In his strange and beautiful essay The Two Versions of the Imaginary, Maurice Blanchot describes the corpse as being the image of the person it was in life. Here and not here at the same time. Lamb depicts the very point at which the woman departs from the world and from herself. The man’s holding on will gradually fade into a letting go as he opens his eyes to see nothing, a presence in absence only. How hard it is to bear the weight of knowing this, of letting this truth into ourselves to do its work. No wonder he keeps his eyes screwed shut.

For a while this painting remained an image. I saw it only as a ghost on the computer. I had no copy of it pinned to the wall. I could not find it reproduced in any book. It was not on display at Tate Britain. And yet the image continued to haunt me.

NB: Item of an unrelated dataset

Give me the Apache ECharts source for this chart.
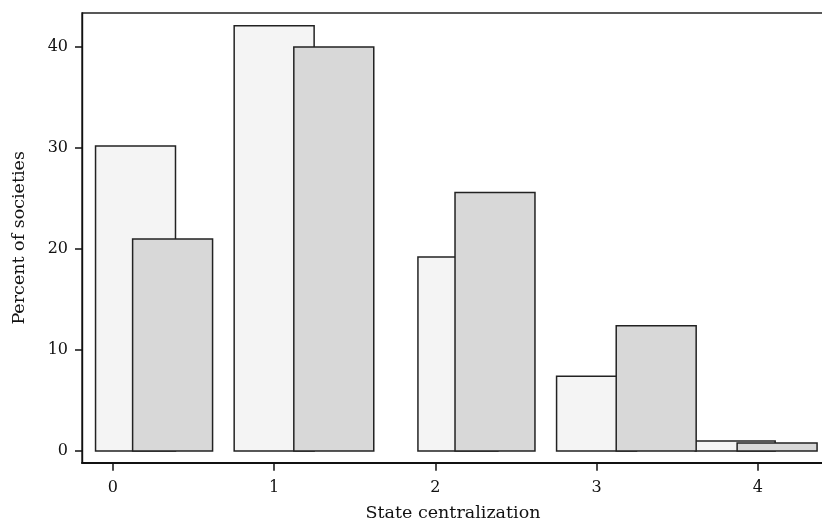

When I finally went to see the picture in the flesh, at the Tate store, it felt like walking into a mortuary. The paintings, stored in rows, are pulled out from the wall like vast vertical drawers some ten or twelve feet high. And there, among the racks, was Death of a Peasant. The paint on the surface was very dry and matt and seemed to absorb all the light that it was given. It offered precious little colour in return. It cared not that it was hidden here and seemed content with the knowledge that it had been painted. Shortly after leaving the storeroom I settled myself into a pub. By then, the canvas had been pushed back into its quiet tomb. I sat with my pint and my notebook. How did this little scene come to be painted? This is not a tragic or heroic death. But it is how most of us will witness the passing away of our loved ones, and how we too will die. Perhaps Lamb recognised this dreary and domestic fact of our death, but wanted through a very simple act of painting a picture to show that the death of a peasant is as graceful and dignified and memorable as any other in history or fiction.

Death of a Peasant was presented by the Trustees of the Chantrey Bequest 1944. The painting is currently not on display.